Prompt:
Your job is to return the lines between the line holding "Write the TikZ code for this diagram." and the line holding "inner sep=0pt] (title)", inclusive, exactly and with no pictures.

Collection entries:
START

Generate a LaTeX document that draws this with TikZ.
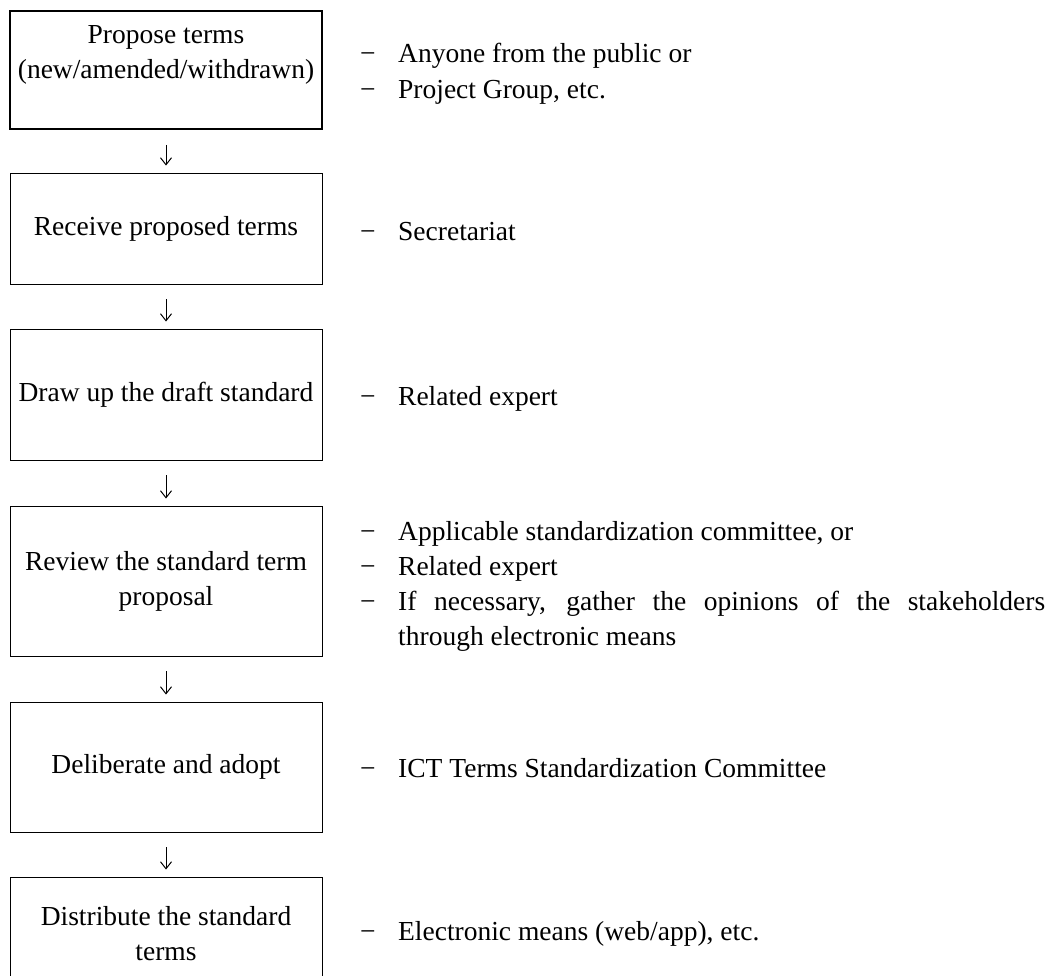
\documentclass[tikz,border=0pt]{standalone}
\usepackage{fontspec}
\setmainfont{Liberation Serif}
\usepackage{array}
\usetikzlibrary{arrows.meta}
\newcommand{\whodash}{−}
\tikzset{
	stepbox/.style={draw, line width=0.9bp, minimum width=312bp, inner sep=0bp, align=center},
	flow/.style={line width=1bp, -{Straight Barb[length=7bp,width=11bp]}, shorten <=15bp, shorten >=7bp},
	who/.style={anchor=base west, inner sep=0bp, align=left}
}

\begin{document}
\begin{tikzpicture}[x=1bp, y=-1bp, font=\fontsize{27.5bp}{35bp}\selectfont]
			%%%%% START %%%%%
			
			\useasboundingbox (0, 0) rectangle (1053, 976);
			
			\node[stepbox, line width=1.8bp, anchor=north, minimum height=118bp, inner ysep=15bp, text height=53bp, text depth=35bp] (propose) at (166, 10) {Propose terms\\(new/amended/withdrawn)};
			\node[stepbox, minimum height=111bp] (receive) at (166, 228.5) {Receive proposed terms};
			\node[stepbox, minimum height=131bp] (draft) at (166, 394.5) {Draw up the draft standard};
			\node[stepbox, minimum height=150bp] (review) at (166, 581) {Review the standard term\\proposal};
			\node[stepbox, minimum height=130bp] (adopt) at (166, 767) {Deliberate and adopt};
			\node[stepbox, minimum height=114bp] (distribute) at (166, 934) {Distribute the standard\\terms};
			
			\draw[flow] (propose) -- (receive);
			\draw[flow] (receive) -- (draft);
			\draw[flow] (draft) -- (review);
			\draw[flow] (review) -- (adopt);
			\draw[flow] (adopt) -- (distribute);
			
			\node[who] (public) at (360, 62) {\begin{tabular}[t]{@{}p{38bp}@{}l@{}}\whodash & Anyone from the public or\\[1.5bp] \whodash & Project Group, etc.\end{tabular}};
			\node[who] (secretariat) at (360, 240) {\begin{tabular}[t]{@{}p{38bp}@{}l@{}}\whodash & Secretariat\end{tabular}};
			\node[who] (expert) at (360, 405) {\begin{tabular}[t]{@{}p{38bp}@{}l@{}}\whodash & Related expert\end{tabular}};
			\node[who] (committee) at (360, 540) {\begin{tabular}[t]{@{}p{38bp}@{}>{\tolerance=9999}p{647bp}@{}}\whodash & Applicable standardization committee, or\\ \whodash & Related expert\\ \whodash & If necessary, gather the opinions of the stakeholders\linebreak through electronic means\end{tabular}};
			\node[who] (ict) at (360, 777) {\begin{tabular}[t]{@{}p{38bp}@{}l@{}}\whodash & ICT Terms Standardization Committee\end{tabular}};
			\node[who] (web) at (360, 940) {\begin{tabular}[t]{@{}p{38bp}@{}l@{}}\whodash & Electronic means (web/app), etc.\end{tabular}};
			
			%%%%% END %%%%%
\end{tikzpicture}
\end{document}
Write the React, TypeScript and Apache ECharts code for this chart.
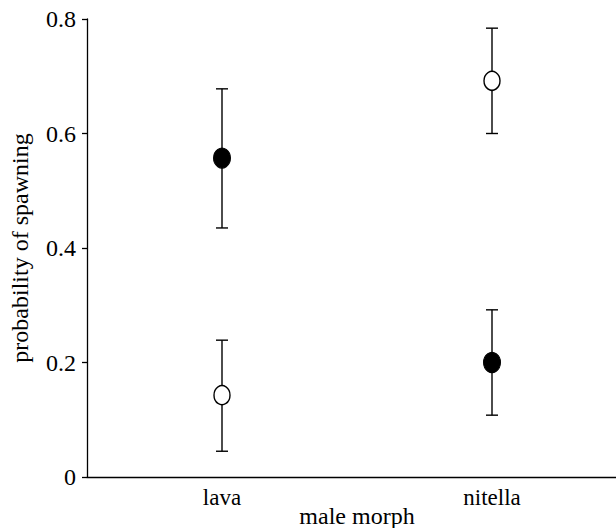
import React, { useEffect, useRef } from "react";
import * as echarts from "echarts";

const categories = ["lava", "nitella"];
const filledMean = [0.557, 0.2];
const filledLow = [0.435, 0.108];
const filledHigh = [0.678, 0.292];
const openMean = [0.143, 0.692];
const openLow = [0.045, 0.6];
const openHigh = [0.239, 0.784];
const yTicks = [0, 0.2, 0.4, 0.6, 0.8];

const FONT = "Liberation Serif";

export default function App() {
  const ref = useRef<HTMLDivElement>(null);
  useEffect(() => {
    document.body.style.margin = "0";
    document.body.style.overflow = "hidden";
    const chart = echarts.init(ref.current!, undefined, { renderer: "svg" });
    const errData: number[][] = [];
    categories.forEach((_, i) => {
      errData.push([i, filledLow[i], filledHigh[i]]);
      errData.push([i, openLow[i], openHigh[i]]);
    });
    const capHalf = 6;
    chart.setOption({
      animation: false,
      textStyle: { fontFamily: FONT },
      grid: { left: 87, right: -11, top: 19, bottom: 51, outerBoundsMode: "none", containLabel: false },
      xAxis: {
        type: "category",
        data: categories,
        name: "male morph",
        nameLocation: "middle",
        nameGap: 27,
        nameMoveOverlap: false,
        nameTextStyle: { fontFamily: FONT, fontSize: 24, color: "#000" },
        axisLine: { lineStyle: { color: "#000", width: 1.3 } },
        axisTick: { alignWithLabel: true, length: 6, lineStyle: { color: "#000", width: 1.3 } },
        axisLabel: { fontFamily: FONT, fontSize: 23, color: "#000", margin: 9 },
        splitLine: { show: false },
      },
      yAxis: {
        type: "value",
        min: yTicks[0],
        max: yTicks[yTicks.length - 1],
        interval: 0.2,
        name: "probability of spawning",
        nameLocation: "middle",
        nameGap: 55,
        nameMoveOverlap: false,
        nameTextStyle: { fontFamily: FONT, fontSize: 24, color: "#000" },
        axisLine: { show: true, lineStyle: { color: "#000", width: 1.3 } },
        axisTick: { show: true, length: 5, lineStyle: { color: "#000", width: 1.3 } },
        axisLabel: { fontFamily: FONT, fontSize: 24, color: "#000", margin: 11 },
        splitLine: { show: false },
      },
      series: [
        {
          type: "custom",
          data: errData,
          z: 1,
          renderItem: (params: any, api: any) => {
            const x = api.value(0);
            const lo = api.coord([x, api.value(1)]);
            const hi = api.coord([x, api.value(2)]);
            const style = { stroke: "#000", lineWidth: 1.4 };
            return {
              type: "group",
              children: [
                { type: "line", shape: { x1: lo[0], y1: lo[1], x2: hi[0], y2: hi[1] }, style },
                { type: "line", shape: { x1: lo[0] - capHalf, y1: lo[1], x2: lo[0] + capHalf, y2: lo[1] }, style },
                { type: "line", shape: { x1: hi[0] - capHalf, y1: hi[1], x2: hi[0] + capHalf, y2: hi[1] }, style },
              ],
            };
          },
        },
        {
          type: "scatter",
          z: 3,
          symbol: "circle",
          symbolSize: [17, 20],
          data: filledMean.map((v, i) => [i, v]),
          itemStyle: { color: "#000", borderColor: "#000", borderWidth: 1, opacity: 1 },
        },
        {
          type: "scatter",
          z: 3,
          symbol: "circle",
          symbolSize: [16, 19],
          data: openMean.map((v, i) => [i, v]),
          itemStyle: { color: "#fff", borderColor: "#000", borderWidth: 1.5, opacity: 1 },
        },
      ],
    });
    return () => chart.dispose();
  }, []);
  return (
    <div style={{ position: "absolute", left: 0, top: 0, width: 616, height: 528, overflow: "hidden" }}>
      <div ref={ref} style={{ width: 616, height: 528 }} />
    </div>
  );
}
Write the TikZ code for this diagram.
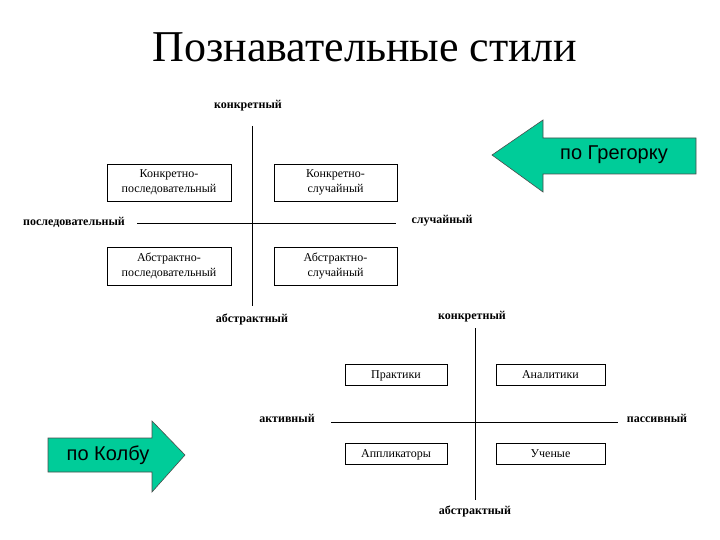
\documentclass[tikz,border=0pt]{standalone}
\usepackage{fontspec}
\setmainfont{Liberation Serif}
\newfontfamily\arialfont{Liberation Sans}
\definecolor{arrowgreen}{RGB}{0,204,153}
\begin{document}
\begin{tikzpicture}[x=1pt,y=-1pt,
  lbl/.style={font=\fontsize{12}{14}\selectfont\bfseries, inner sep=0pt},
  box/.style={draw, line width=0.8pt, font=\fontsize{12}{15}\selectfont, align=center, inner sep=0pt},
  sbox/.style={box, text height=8pt, text depth=0pt},
  axis/.style={line width=0.8pt},
  bigarrow/.style={fill=arrowgreen, draw=black!70, line width=0.6pt}]
\useasboundingbox (0,0) rectangle (720,540);
\node[font=\fontsize{44}{50}\selectfont, inner sep=0pt] (title) at (365,47) {Познавательные стили};

% Top diagram
\node[lbl] (tk) at (248,106) {конкретный};
\node[lbl] (ta) at (252,319) {абстрактный};
\node[lbl] (tp) at (74,222) {последовательный};
\node[lbl] (ts) at (442,221) {случайный};
\coordinate (tvt) at (252,126);
\coordinate (tvb) at (252,306);
\coordinate (thl) at (137,223);
\coordinate (thr) at (396,223);
\draw[axis] (tvt) -- (tvb);
\draw[axis] (thl) -- (thr);
\node[box, minimum width=124pt, minimum height=37pt] (b1) at (169,182.5) {Конкретно-\\последовательный};
\node[box, minimum width=123pt, minimum height=37pt] (b2) at (335.5,182.5) {Конкретно-\\случайный};
\node[box, minimum width=124pt, minimum height=38pt] (b3) at (169,266) {Абстрактно-\\последовательный};
\node[box, minimum width=123pt, minimum height=38pt] (b4) at (335.5,266) {Абстрактно-\\случайный};

% Gregorc arrow
\draw[bigarrow] (492,155) -- (543,120) -- (543,138) -- (696,138) -- (696,174) -- (543,174) -- (543,192) -- cycle;
\node[font=\arialfont\fontsize{20}{24}\selectfont, inner sep=0pt] (greg) at (614,155) {по Грегорку};

% Bottom diagram
\node[lbl] (bk) at (472,317) {конкретный};
\node[lbl] (ba) at (475,511) {абстрактный};
\node[lbl] (bact) at (287,418) {активный};
\node[lbl] (bpas) at (657,418) {пассивный};
\coordinate (bvt) at (475,328);
\coordinate (bvb) at (475,500);
\coordinate (bhl) at (331,422);
\coordinate (bhr) at (618,422);
\draw[axis] (bvt) -- (bvb);
\draw[axis] (bhl) -- (bhr);
\node[sbox, minimum width=102pt, minimum height=21pt] (p1) at (396,374.5) {Практики};
\node[sbox, minimum width=109pt, minimum height=21pt] (p2) at (550.5,374.5) {Аналитики};
\node[sbox, minimum width=102pt, minimum height=21pt] (p3) at (396,453.5) {Аппликаторы};
\node[sbox, minimum width=109pt, minimum height=21pt] (p4) at (550.5,453.5) {Ученые};

% Kolb arrow
\draw[bigarrow] (48,438) -- (152,438) -- (152,421) -- (185,455) -- (152,492) -- (152,472) -- (48,472) -- cycle;
\node[font=\arialfont\fontsize{20}{24}\selectfont, inner sep=0pt] (kolb) at (108,455) {по Колбу};
\end{tikzpicture}
\end{document}
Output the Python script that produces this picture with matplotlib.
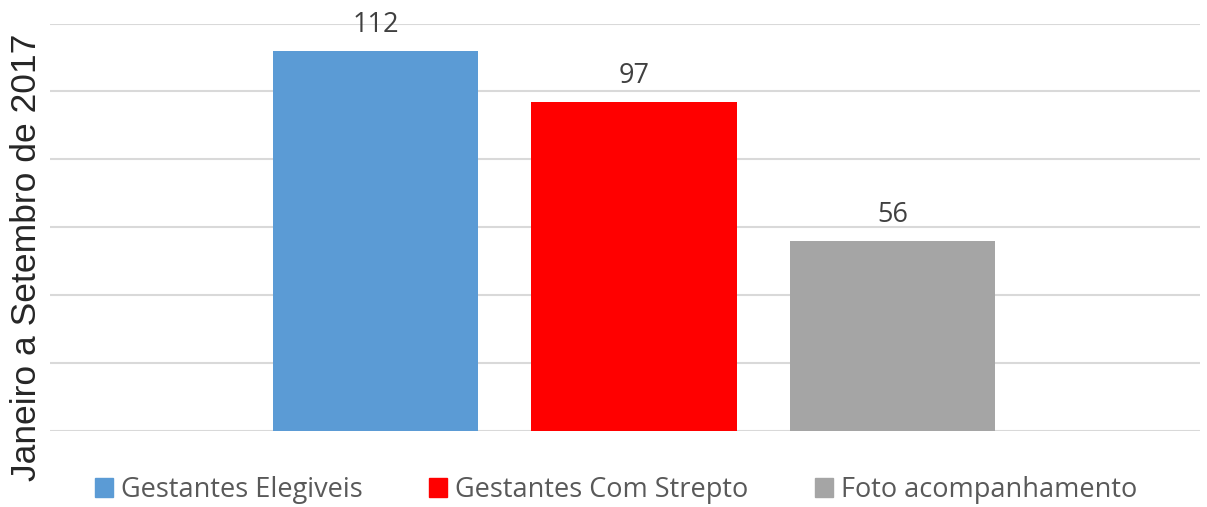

END

Expected output:
Write the TikZ code for this diagram.
\documentclass[tikz,border=0pt]{standalone}
\usepackage{fontspec}
\setmainfont{Liberation Serif}
\newfontfamily\arialfont{Liberation Sans}
\definecolor{arrowgreen}{RGB}{0,204,153}
\begin{document}
\begin{tikzpicture}[x=1pt,y=-1pt,
  lbl/.style={font=\fontsize{12}{14}\selectfont\bfseries, inner sep=0pt},
  box/.style={draw, line width=0.8pt, font=\fontsize{12}{15}\selectfont, align=center, inner sep=0pt},
  sbox/.style={box, text height=8pt, text depth=0pt},
  axis/.style={line width=0.8pt},
  bigarrow/.style={fill=arrowgreen, draw=black!70, line width=0.6pt}]
\useasboundingbox (0,0) rectangle (720,540);
\node[font=\fontsize{44}{50}\selectfont, inner sep=0pt] (title) at (365,47) {Познавательные стили};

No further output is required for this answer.